Information supplied
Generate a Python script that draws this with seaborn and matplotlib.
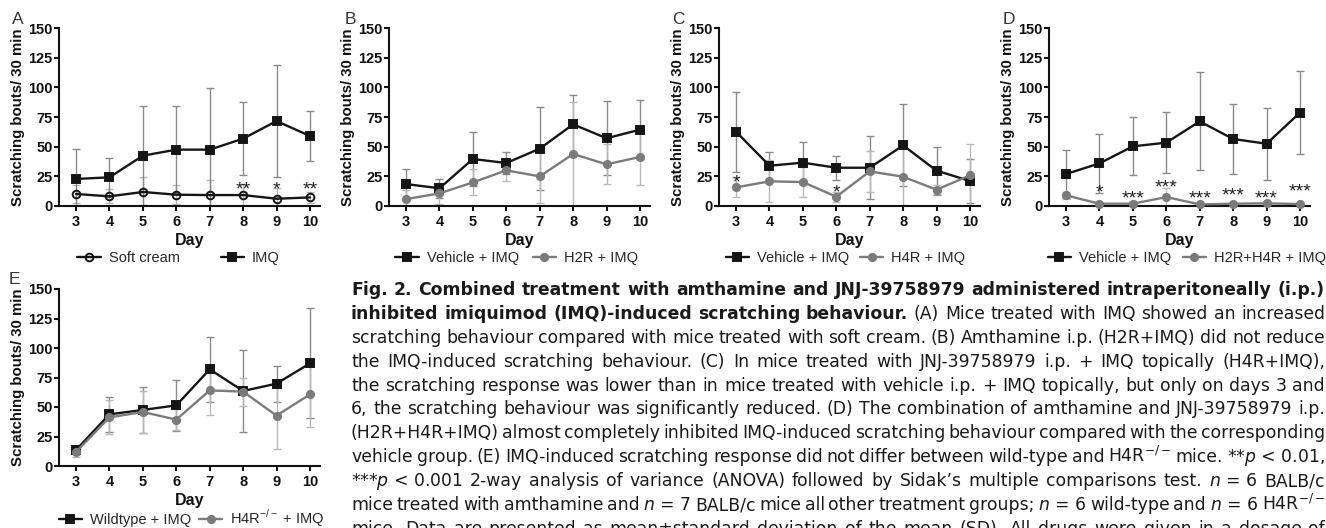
import matplotlib
matplotlib.use("Agg")
import matplotlib.pyplot as plt
import seaborn as sns
import numpy as np

# ---------------- data ----------------
days = [3, 4, 5, 6, 7, 8, 9, 10]
yticks = [0, 25, 50, 75, 100, 125, 150]

# Panel A
a_soft_mean = [9.9, 7.9, 11.6, 9.3, 9.0, 9.0, 5.9, 7.0]
a_soft_sd = [8.0, 6.0, 13.0, 8.2, 12.7, 9.0, 9.0, 5.0]
a_imq_mean = [22.6, 24.0, 42.3, 47.4, 47.4, 56.7, 71.6, 58.9]
a_imq_sd = [25.0, 16.6, 41.7, 36.6, 51.8, 31.0, 47.4, 21.4]
a_star_days = [8, 9, 10]
a_star_y = [18.9, 18.9, 18.9]
a_star_text = ["**", "*", "**"]

# Panel B
b_veh_mean = [18.3, 14.7, 39.5, 36.1, 48.2, 68.8, 57.0, 64.3]
b_veh_sd = [13.0, 8.0, 22.5, 9.6, 35.0, 25.1, 31.2, 25.1]
b_h2r_mean = [5.6, 10.4, 19.7, 29.9, 24.8, 43.7, 35.0, 41.2]
b_h2r_sd = [7.5, 9.0, 11.0, 9.3, 22.8, 44.0, 17.0, 24.0]

# Panel C
c_veh_mean = [62.6, 33.8, 36.4, 32.1, 32.1, 51.0, 29.6, 20.9]
c_veh_sd = [33.8, 11.9, 17.7, 10.2, 26.8, 34.7, 20.3, 18.6]
c_h4r_mean = [15.5, 20.6, 20.0, 7.6, 29.0, 24.5, 13.5, 25.7]
c_h4r_sd = [8.5, 17.8, 13.0, 4.2, 17.2, 24.0, 4.0, 26.3]
c_star_days = [3, 6]
c_star_y = [24.5, 16.1]
c_star_text = ["*", "*"]

# Panel D
d_veh_mean = [26.8, 35.8, 50.2, 53.3, 71.3, 56.4, 52.4, 78.7]
d_veh_sd = [20.3, 24.8, 24.5, 25.9, 41.5, 29.3, 30.5, 35.2]
d_comb_mean = [8.7, 1.7, 1.7, 7.3, 1.1, 1.7, 2.0, 1.4]
d_comb_sd = [3.0, 1.5, 2.0, 8.0, 0.8, 1.0, 1.0, 0.8]
d_star_days = [4, 5, 6, 7, 8, 9, 10]
d_star_y = [16.1, 11.3, 20.9, 11.3, 13.8, 11.3, 16.9]
d_star_text = ["*", "***", "***", "***", "***", "***", "***"]

# Panel E
e_wt_mean = [13.6, 43.8, 47.5, 51.4, 81.9, 63.6, 69.8, 87.0]
e_wt_sd = [3.0, 14.7, 19.7, 21.8, 27.4, 35.0, 15.2, 46.6]
e_ko_mean = [11.9, 41.2, 45.8, 39.3, 64.1, 63.0, 42.7, 60.7]
e_ko_sd = [4.0, 14.4, 18.0, 9.0, 21.0, 12.0, 28.6, 28.0]

# caption lines (segments: text, weight); '~' = non-stretching space
caption_lines = [
    [("Fig. 2. Combined treatment with amthamine and JNJ-39758979 administered intraperitoneally (i.p.)", "bold")],
    [("inhibited imiquimod (IMQ)-induced scratching behaviour.", "bold"),
     ("(A) Mice treated with IMQ showed an increased", "normal")],
    [("scratching behaviour compared with mice treated with soft cream. (B) Amthamine i.p. (H2R+IMQ) did not reduce", "normal")],
    [("the IMQ-induced scratching behaviour. (C) In mice treated with JNJ-39758979 i.p. + IMQ topically (H4R+IMQ),", "normal")],
    [("the scratching response was lower than in mice treated with vehicle i.p. + IMQ topically, but only on days 3 and", "normal")],
    [("6, the scratching behaviour was significantly reduced. (D) The combination of amthamine and JNJ-39758979 i.p.", "normal")],
    [("(H2R+H4R+IMQ) almost completely inhibited IMQ-induced scratching behaviour compared with the corresponding", "normal")],
    [("vehicle group. (E) IMQ-induced scratching response did not differ between wild-type and H4R$^{-/-}$ mice. **$p$~<~0.01,", "normal")],
    [("***$p$~<~0.001 2-way analysis of variance (ANOVA) followed by Sidak\u2019s multiple comparisons test. $n$~=~6 BALB/c", "normal")],
    [("mice treated with amthamine and $n$~=~7 BALB/c mice all other treatment groups; $n$~=~6 wild-type and $n$~=~6 H4R$^{-/-}$", "normal")],
    [("mice. Data are presented as mean\u00b1standard deviation of the mean (SD). All drugs were given in a dosage of", "normal")],
]

# ---------------- style ----------------
sns.set_theme(style="ticks")
plt.rcParams['font.family'] = ['Liberation Sans', 'DejaVu Sans']
plt.rcParams['axes.linewidth'] = 1.5
plt.rcParams['mathtext.fontset'] = 'dejavusans'

W, H = 1326, 528
fig = plt.figure(figsize=(W / 100, H / 100), dpi=100)

BLACK = '#151515'
GREY = '#7b7b7b'
ERR_BLACK = '#8a8a8a'
ERR_GREY = '#b8b8b8'


def add_axes_px(left, top, right, bottom):
    return fig.add_axes([left / W, 1 - bottom / H, (right - left) / W, (bottom - top) / H])


def draw_series(ax, mean, sd, label, color, ecolor, marker, ms, mfc):
    ax.errorbar(days, mean, yerr=sd, fmt='none', ecolor=ecolor, elinewidth=1.0,
                capsize=2.6, capthick=1.0, zorder=2)
    sns.lineplot(x=days, y=mean, ax=ax, color=color, marker=marker, markersize=ms,
                 markerfacecolor=mfc, markeredgecolor=color, markeredgewidth=1.4,
                 linewidth=1.7, clip_on=False, zorder=4, label=label, legend=False)
    return ax.get_lines()[-1]


def style_axes(ax):
    ax.set_xlim(2.49, 10.3)
    ax.set_ylim(0, 150)
    ax.set_xticks(days)
    ax.set_xticklabels([str(d) for d in days])
    ax.set_yticks(yticks)
    ax.set_yticklabels([str(v) for v in yticks])
    sns.despine(ax=ax)
    for s in ['left', 'bottom']:
        ax.spines[s].set_linewidth(1.5)
        ax.spines[s].set_color('#111111')
    ax.tick_params(axis='x', length=3.6, width=1.5, pad=3.0, labelsize=10.5, colors='#111111')
    ax.tick_params(axis='y', length=3.6, width=1.5, pad=1.0, labelsize=10.5, colors='#111111')
    for lab in ax.get_xticklabels() + ax.get_yticklabels():
        lab.set_fontweight('bold')
    ax.set_xlabel('Day', fontsize=11.5, fontweight='bold', color='#111111')
    ax.xaxis.set_label_coords(0.5, -35 / 177.4)
    ax.xaxis.label.set_va('center')
    ax.set_ylabel('Scratching bouts/ 30 min', fontsize=10.8, fontweight='bold', color='#111111')
    ax.yaxis.set_label_coords(-41 / 261, 0.5)
    ax.yaxis.label.set_va('center')
    ax.set_facecolor('none')


def add_stars(ax, sdays, sy, stext):
    fs = 14
    for d, y, t in zip(sdays, sy, stext):
        ax.annotate(t, (d, y), xytext=(0, -0.57 * fs), textcoords='offset points',
                    ha='center', va='baseline', fontsize=fs, color='#222222',
                    annotation_clip=False)


def add_legend(ax, handles, labels, cx, colsp):
    ax.legend(handles, labels, loc='center', bbox_to_anchor=(cx, -0.295), ncol=2,
              frameon=False, fontsize=10.5, handlelength=1.6, handletextpad=0.55,
              columnspacing=colsp, borderaxespad=0, borderpad=0)


# Panel A
axA = add_axes_px(59, 28.3, 320, 205.7)
h1 = draw_series(axA, a_soft_mean, a_soft_sd, 'Soft cream', BLACK, ERR_GREY, 'o', 5.5, 'none')
h2 = draw_series(axA, a_imq_mean, a_imq_sd, 'IMQ', BLACK, ERR_BLACK, 's', 5.8, BLACK)
style_axes(axA)
add_stars(axA, a_star_days, a_star_y, a_star_text)
add_legend(axA, [h1, h2], ['Soft cream', 'IMQ'], 0.458, 2.8)

# Panel B
axB = add_axes_px(389, 28.3, 650, 205.7)
h1 = draw_series(axB, b_veh_mean, b_veh_sd, 'Vehicle + IMQ', BLACK, ERR_BLACK, 's', 5.8, BLACK)
h2 = draw_series(axB, b_h2r_mean, b_h2r_sd, 'H2R + IMQ', GREY, ERR_GREY, 'o', 5.2, GREY)
style_axes(axB)
add_legend(axB, [h1, h2], ['Vehicle + IMQ', 'H2R + IMQ'], 0.489, 0.95)

# Panel C
axC = add_axes_px(719, 28.3, 980, 205.7)
h1 = draw_series(axC, c_veh_mean, c_veh_sd, 'Vehicle + IMQ', BLACK, ERR_BLACK, 's', 5.8, BLACK)
h2 = draw_series(axC, c_h4r_mean, c_h4r_sd, 'H4R + IMQ', GREY, ERR_GREY, 'o', 5.2, GREY)
style_axes(axC)
add_stars(axC, c_star_days, c_star_y, c_star_text)
add_legend(axC, [h1, h2], ['Vehicle + IMQ', 'H4R + IMQ'], 0.485, 0.75)

# Panel D
axD = add_axes_px(1049, 28.3, 1310, 205.7)
h1 = draw_series(axD, d_veh_mean, d_veh_sd, 'Vehicle + IMQ', BLACK, ERR_BLACK, 's', 5.8, BLACK)
h2 = draw_series(axD, d_comb_mean, d_comb_sd, 'H2R+H4R + IMQ', GREY, ERR_GREY, 'o', 5.2, GREY)
style_axes(axD)
add_stars(axD, d_star_days, d_star_y, d_star_text)
add_legend(axD, [h1, h2], ['Vehicle + IMQ', 'H2R+H4R + IMQ'], 0.528, 0.8)

# Panel E
axE = add_axes_px(59, 289, 320, 466)
h1 = draw_series(axE, e_wt_mean, e_wt_sd, 'Wildtype + IMQ', BLACK, ERR_BLACK, 's', 5.8, BLACK)
h2 = draw_series(axE, e_ko_mean, e_ko_sd, 'H4R-/- + IMQ', GREY, ERR_GREY, 'o', 5.2, GREY)
style_axes(axE)
add_legend(axE, [h1, h2], ['Wildtype + IMQ', r'H4R$^{\mathregular{-/-}}$ + IMQ'], 0.508, 0.55)

# panel letters
for letter, (px, py) in zip("ABCDE", [(17.5, 19), (350, 20), (678, 20), (1009, 20), (14, 279)]):
    fig.text(px / W, 1 - py / H, letter, fontsize=12.5, color='#333333', ha='center',
             va='center', fontweight='light')

# ---------------- caption (justified) ----------------
x0, x1 = 351, 1325
base0, step = 295, 23.9
renderer = fig.canvas.get_renderer()


def split_words(segs):
    out = []
    for s, w in segs:
        for tok in s.split(' '):
            out.append((tok.replace('~', ' '), w))
    return out


# choose the caption size so the tightest line still keeps a small word gap
ref_fs = 10.0
min_gap_em = 0.22
best = None
for segs in caption_lines:
    words = split_words(segs)
    tot = 0.0
    for tok, w in words:
        t = fig.text(0, 0, tok, fontsize=ref_fs, fontweight=w, family=['DejaVu Sans'])
        tot += t.get_window_extent(renderer).width
        t.remove()
    need = tot + (len(words) - 1) * min_gap_em * ref_fs * 100 / 72
    fs = ref_fs * (x1 - x0) / need
    best = fs if best is None else min(best, fs)
cap_fs = best

for i, segs in enumerate(caption_lines):
    words = split_words(segs)
    texts = []
    for tok, w in words:
        t = fig.text(0, 1 - (base0 + i * step) / H, tok, fontsize=cap_fs, fontweight=w,
                     family=['DejaVu Sans'], va='baseline', ha='left', color='#1a1a1a')
        texts.append(t)
    widths = [t.get_window_extent(renderer).width for t in texts]
    gap = (x1 - x0 - sum(widths)) / max(len(texts) - 1, 1)
    x = x0
    for t, wdt in zip(texts, widths):
        t.set_x(x / W)
        x += wdt + gap

fig.savefig('out.png', dpi=100)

What to produce
Extract, word for word, each line from the top of the data down to and including the line with "e_ko_sd = [4.0, 14.4, 18.0, 9.0, 21.0, 12.0, 28.6, 28.0]"; skip the pictures.

Final result
Generate a Python script that draws this with seaborn and matplotlib.
import matplotlib
matplotlib.use("Agg")
import matplotlib.pyplot as plt
import seaborn as sns
import numpy as np

# ---------------- data ----------------
days = [3, 4, 5, 6, 7, 8, 9, 10]
yticks = [0, 25, 50, 75, 100, 125, 150]

# Panel A
a_soft_mean = [9.9, 7.9, 11.6, 9.3, 9.0, 9.0, 5.9, 7.0]
a_soft_sd = [8.0, 6.0, 13.0, 8.2, 12.7, 9.0, 9.0, 5.0]
a_imq_mean = [22.6, 24.0, 42.3, 47.4, 47.4, 56.7, 71.6, 58.9]
a_imq_sd = [25.0, 16.6, 41.7, 36.6, 51.8, 31.0, 47.4, 21.4]
a_star_days = [8, 9, 10]
a_star_y = [18.9, 18.9, 18.9]
a_star_text = ["**", "*", "**"]

# Panel B
b_veh_mean = [18.3, 14.7, 39.5, 36.1, 48.2, 68.8, 57.0, 64.3]
b_veh_sd = [13.0, 8.0, 22.5, 9.6, 35.0, 25.1, 31.2, 25.1]
b_h2r_mean = [5.6, 10.4, 19.7, 29.9, 24.8, 43.7, 35.0, 41.2]
b_h2r_sd = [7.5, 9.0, 11.0, 9.3, 22.8, 44.0, 17.0, 24.0]

# Panel C
c_veh_mean = [62.6, 33.8, 36.4, 32.1, 32.1, 51.0, 29.6, 20.9]
c_veh_sd = [33.8, 11.9, 17.7, 10.2, 26.8, 34.7, 20.3, 18.6]
c_h4r_mean = [15.5, 20.6, 20.0, 7.6, 29.0, 24.5, 13.5, 25.7]
c_h4r_sd = [8.5, 17.8, 13.0, 4.2, 17.2, 24.0, 4.0, 26.3]
c_star_days = [3, 6]
c_star_y = [24.5, 16.1]
c_star_text = ["*", "*"]

# Panel D
d_veh_mean = [26.8, 35.8, 50.2, 53.3, 71.3, 56.4, 52.4, 78.7]
d_veh_sd = [20.3, 24.8, 24.5, 25.9, 41.5, 29.3, 30.5, 35.2]
d_comb_mean = [8.7, 1.7, 1.7, 7.3, 1.1, 1.7, 2.0, 1.4]
d_comb_sd = [3.0, 1.5, 2.0, 8.0, 0.8, 1.0, 1.0, 0.8]
d_star_days = [4, 5, 6, 7, 8, 9, 10]
d_star_y = [16.1, 11.3, 20.9, 11.3, 13.8, 11.3, 16.9]
d_star_text = ["*", "***", "***", "***", "***", "***", "***"]

# Panel E
e_wt_mean = [13.6, 43.8, 47.5, 51.4, 81.9, 63.6, 69.8, 87.0]
e_wt_sd = [3.0, 14.7, 19.7, 21.8, 27.4, 35.0, 15.2, 46.6]
e_ko_mean = [11.9, 41.2, 45.8, 39.3, 64.1, 63.0, 42.7, 60.7]
e_ko_sd = [4.0, 14.4, 18.0, 9.0, 21.0, 12.0, 28.6, 28.0]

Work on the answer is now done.